A 17th-century statue of St. Ignatius of Loyola by Spanish sculptor Juan Martínez Montañés./ Jl FilpoC via Wikimedia (CC BY-SA 4.0).

Pope Francis on Monday sent a video message for the launch of a book on the Spiritual Exercises of St. Ignatius of Loyola, written by one of the pope’s early spiritual mentors.

The Italian translation of “Buscar y hallar la voluntad de Dios: Comentario prático de los Ejercicios Espirituales de san Ignacio de Loyola” (Seek and Find the Will of God: Practical Guide to the Spiritual Exercises of St. Ignatius of Loyola), by Fr. Miguel Ángel Fiorito, S.J., will be published May 11.

Fiorito, a Jesuit spiritual master who died in 2005, taught Pope Francis during his Jesuit formation in Argentina in the late 1950s.

Pope Francis has previously written about Fiorito’s “passion for the Spiritual Exercises,” and how the priest “taught many to pray and to discern the signs of the times.”

The future Pope Francis first met Fiorito as a seminarian, and Fiorito became Jorge Mario Bergoglio’s spiritual director as he prepared for priestly ordination.

Later, as Jesuit provincial for Argentina, Bergoglio put Fiorito in charge of the last stage of Jesuit seminary formation.

Pope Francis has written a preface to the Italian edition of Fiorito’s guide to the spiritual exercises, which he called “a real treasure trove to enter into the soul of the Spiritual Exercises of St. Ignatius.”

“We, his disciples, called [Fiorito] ‘the teacher.’ The help he gave us was simple but necessary. This book presents it with an open or, as we would say today, interactive structure,” Francis said in his video message May 9.

The pope drew attention to the prologue of Fiorito’s book, in which the professor of Jesuit spirituality noted the commentary’s usefulness for those who want to practice the Spiritual Exercises and “not limit themselves to studying them.”

“The aim is to give oneself the time to feel the motions of the Spirit, and to seek in the concrete the will of God through the ‘reform’ of one’s life,” Pope Francis said.

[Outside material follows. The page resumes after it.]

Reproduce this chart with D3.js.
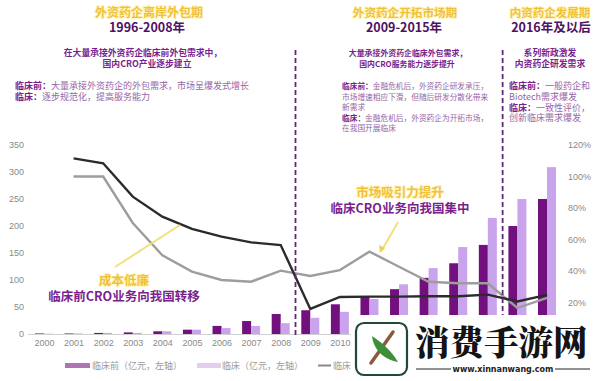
<!DOCTYPE html>
<html><head><meta charset="utf-8">
<script src="https://cdn.jsdelivr.net/npm/d3@7"></script>
<style>
html,body{margin:0;padding:0;background:#fff;}
svg{display:block;font-family:"Noto Sans CJK SC","Noto Sans",sans-serif;}
</style></head>
<body>
<svg id="c" width="600" height="381"></svg>
<script>
// ---- data ----
const years = ["2000","2001","2002","2003","2004","2005","2006","2007","2008","2009","2010","2011","2012","2013","2014","2015","2016","2017"];
const preclinical = [1,1,2,3,5,8,15,24,37,44,55,69,83,104,131,165,200,250];   // 亿元, left axis
const clinical    = [0.5,1,2,2,5,8,11,15,20,30,41,65,92,122,161,215,250,309]; // 亿元, left axis
const lineA = [null,111.5,108.4,87.2,74.5,66.7,61.8,58.2,56.5,15.9,23.5,23.7,23.7,24,24,25,20.7,24.8]; // %, right axis (black)
const lineB = [null,100,100,70.5,50,39.6,34.3,33.2,40.2,36.8,40.6,52.3,42.7,33.2,32.2,32.2,16.5,22.9]; // %, right axis (gray)
const leftTicks = [0,50,100,150,200,250,300,350];
const rightTicks = [0,20,40,60,80,100,120];
const legendLabels = ["临床前（亿元，左轴）","临床（亿元，左轴）","临床前成本（右轴）"];

const svg = d3.select("#c");
const x = d3.scalePoint().domain(years).range([44,547]);
const yL = d3.scaleLinear().domain([0,350]).range([334,145]);
const yR = d3.scaleLinear().domain([0,120]).range([334,145]);
const bw = 9;
const DARK="#72107e", LIGHT="#c9a3ec", PURPLE="#7a1f8e", BODY="#9566a6", GOLD="#efc23a";

// baseline
svg.append("line").attr("x1",28).attr("x2",562).attr("y1",yL(0)+0.5).attr("y2",yL(0)+0.5)
  .attr("stroke","#d0d0d0").attr("stroke-width",1);

// axes
const axL = svg.append("g").attr("transform","translate(24,0)")
  .call(d3.axisLeft(yL).tickValues(leftTicks).tickSize(0).tickPadding(0));
const axR = svg.append("g").attr("transform","translate(567,0)")
  .call(d3.axisRight(yR).tickValues(rightTicks).tickSize(0).tickPadding(1).tickFormat(d=>d+"%"));
const axX = svg.append("g").attr("transform","translate(0,340)")
  .call(d3.axisBottom(x).tickSize(0).tickPadding(0));
[axL,axR,axX].forEach(a=>{a.select(".domain").remove();
  a.selectAll("text").attr("fill","#8a8a8a").style("font-size","9px").style("font-family","'Liberation Sans',sans-serif");});

// bars
svg.append("g").selectAll("rect").data(years).join("rect")
  .attr("x",d=>x(d)-bw).attr("width",bw)
  .attr("y",(d,i)=>yL(preclinical[i])).attr("height",(d,i)=>yL(0)-yL(preclinical[i]))
  .attr("fill",DARK);
svg.append("g").selectAll("rect").data(years).join("rect")
  .attr("x",d=>x(d)).attr("width",bw)
  .attr("y",(d,i)=>yL(clinical[i])).attr("height",(d,i)=>yL(0)-yL(clinical[i]))
  .attr("fill",LIGHT);

// lines
const mk = arr => d3.line().defined(d=>d[1]!=null).x(d=>x(d[0])).y(d=>yR(d[1]))(years.map((y,i)=>[y,arr[i]]));
svg.append("path").attr("d",mk(lineB)).attr("fill","none").attr("stroke","#9d9d9d").attr("stroke-width",2.4);
svg.append("path").attr("d",mk(lineA)).attr("fill","none").attr("stroke","#2b2b2b").attr("stroke-width",2.4);

// dashed dividers
[[x("2008"),x("2009")],[x("2015"),x("2016")]].forEach(p=>{
  const xm=(p[0]+p[1])/2;
  svg.append("line").attr("x1",xm).attr("x2",xm).attr("y1",50).attr("y2",337)
    .attr("stroke","#5e2a6e").attr("stroke-width",1.8).attr("stroke-dasharray","5,3");
});

// headers
function txt(xp,yp,s,opt){
  const t=svg.append("text").attr("x",xp).attr("y",yp).text(s)
    .attr("text-anchor",opt.anchor||"middle").attr("fill",opt.fill||"#000")
    .style("font-size",opt.size+"px").style("font-weight",opt.weight||400);
  if(opt.glow) t.attr("stroke","#fff6c8").attr("stroke-width",2).attr("paint-order","stroke");
  return t;
}
txt(149,17,"外资药企离岸外包期",{size:12,weight:700,fill:GOLD,glow:1});
txt(147,31.5,"1996-2008年",{size:12.5,weight:700,fill:"#4e1262"});
txt(405,17,"外资药企开拓市场期",{size:11.6,weight:700,fill:GOLD,glow:1});
txt(404,31.5,"2009-2015年",{size:12.5,weight:700,fill:"#4e1262"});
txt(550,17,"内资药企发展期",{size:11.5,weight:700,fill:GOLD,glow:1});
txt(551,31.5,"2016年及以后",{size:12.5,weight:700,fill:"#4e1262"});

txt(143,56,"在大量承接外资药企临床前外包需求中，",{size:8.8,weight:700,fill:PURPLE});
txt(147,67,"国内CRO产业逐步建立",{size:8.8,weight:700,fill:PURPLE});
txt(408,56,"大量承接外资药企临床外包需求，",{size:7.9,weight:700,fill:PURPLE});
txt(407,67,"国内CRO服务能力逐步提升",{size:7.9,weight:700,fill:PURPLE});
txt(550,56,"系列新政激发",{size:8.8,weight:700,fill:PURPLE});
txt(550,67,"内资药企研发需求",{size:8.8,weight:700,fill:PURPLE});

function body(xp,yp,head,rest,sz){
  const t=svg.append("text").attr("x",xp).attr("y",yp).style("font-size",(sz||9)+"px");
  if(head) t.append("tspan").text(head).attr("fill",PURPLE).style("font-weight",700);
  t.append("tspan").text(rest).attr("fill",BODY);
}
body(15,89,"临床前：","大量承接外资药企的外包需求，市场呈爆发式增长");
body(15,100,"临床：","逐步规范化，提高服务能力");
body(342,88.5,"临床前：","金融危机后，外资药企研发承压，",7.7);
body(342,99.5,null,"市场增速相应下滑，但随后研发分散化带来",7.7);
body(342,110,null,"新需求",7.7);
body(342,120.5,"临床：","金融危机后，外资药企为开拓市场，",7.7);
body(342,131,null,"在我国开展临床",7.7);
body(509,89,"临床前：","一般药企和");
body(509,100,null,"Biotech需求爆发");
body(509,110.5,"临床：","一致性评价，");
body(509,121,null,"创新临床需求爆发");

// annotations
svg.append("line").attr("x1",115).attr("y1",267).attr("x2",180).attr("y2",225)
  .attr("stroke","#f2e07a").attr("stroke-width",2);
txt(124,285,"成本低廉",{size:12.5,weight:700,fill:GOLD,glow:1});
txt(124,301,"临床前CRO业务向我国转移",{size:12.5,weight:700,fill:PURPLE});
txt(400,196.5,"市场吸引力提升",{size:12.5,weight:700,fill:GOLD,glow:1});
txt(400,212.5,"临床CRO业务向我国集中",{size:12.5,weight:700,fill:PURPLE});
svg.append("line").attr("x1",398).attr("y1",222).attr("x2",382).attr("y2",250)
  .attr("stroke","#f2e07a").attr("stroke-width",2);
svg.append("path").attr("d","M380,253 L379,245 L385,248 Z").attr("fill","#e9d25a");

// legend
const lg = svg.append("g").style("font-size","9px");
lg.append("rect").attr("x",65).attr("y",363).attr("width",25).attr("height",5).attr("fill","#ad76b3");
lg.append("text").attr("x",92).attr("y",368.5).attr("fill","#9a9a9a").text(legendLabels[0]);
lg.append("rect").attr("x",197).attr("y",363).attr("width",24).attr("height",5).attr("fill","#e2cdf1");
lg.append("text").attr("x",222).attr("y",368.5).attr("fill","#9a9a9a").text(legendLabels[1]);
lg.append("line").attr("x1",318).attr("x2",331).attr("y1",365.5).attr("y2",365.5).attr("stroke","#888").attr("stroke-width",2);
lg.append("text").attr("x",333).attr("y",368.5).attr("fill","#9a9a9a").text(legendLabels[2]);

// watermark overlay
const wm = svg.append("g");
wm.append("rect").attr("x",351).attr("y",315).attr("width",249).attr("height",66).attr("fill","#fff");
wm.append("rect").attr("x",356).attr("y",323).attr("width",51).attr("height",52).attr("rx",8)
  .attr("fill","#fff").attr("stroke","#1f4a3a").attr("stroke-width",2.2);
wm.append("line").attr("x1",371).attr("y1",363).attr("x2",393).attr("y2",332)
  .attr("stroke","#8a5a3c").attr("stroke-width",3.5).attr("stroke-linecap","round");
wm.append("path").attr("d","M372,336 C374,352 386,360 398,362 C392,352 384,344 372,336 Z").attr("fill","#3f8f3a");
wm.append("text").attr("x",415).attr("y",355).text("消费手游网").attr("fill","#141414")
  .style("font-size","34.5px").style("font-weight",900).style("font-family","'Noto Serif CJK SC','Noto Sans CJK SC',serif");
wm.append("line").attr("x1",416).attr("x2",451).attr("y1",369).attr("y2",369).attr("stroke","#222").attr("stroke-width",1);
wm.append("line").attr("x1",555).attr("x2",590).attr("y1",369).attr("y2",369).attr("stroke","#222").attr("stroke-width",1);
wm.append("text").attr("x",503).attr("y",372).attr("text-anchor","middle").text("www.xinnanwang.com")
  .attr("fill","#222").style("font-size","8px").style("font-weight",700).style("font-family","'DejaVu Sans',sans-serif");
</script>
</body></html>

He emphasized that the concept of personal reform is expanded and deepened in the Spiritual Exercises, where “the reform is not only in tension with what was previously deformed. Reform is also conforming to what is new, that is, to the life, style, criteria, and choices of the Lord.”

“The reform does not have a functional character, nor a self-improvement one, but rather is aimed at the mission,” he said.

Francis pointed to St. Peter as an example: “Every time he confesses he is a sinner, the Lord immediately calls him to follow him, perfecting him not in everything, but in what it takes to be a fisher of men and to shepherd his sheep.”

“The Lord will not ask Peter to start reforming all the defects that he brings with him from the past life, but he will invite him to go out of himself to announce the Gospel,” the pope said, “a mission in which the past will reform itself with regard to certain things and not so much with regard to others.”

“According to the model of the Gospel, the flame and the interior form of the Exercises, as Fiorito says, consist in the interior action of knowing -- through discernment -- ‘the divine will on the relevant themes of our spiritual life,’” he concluded.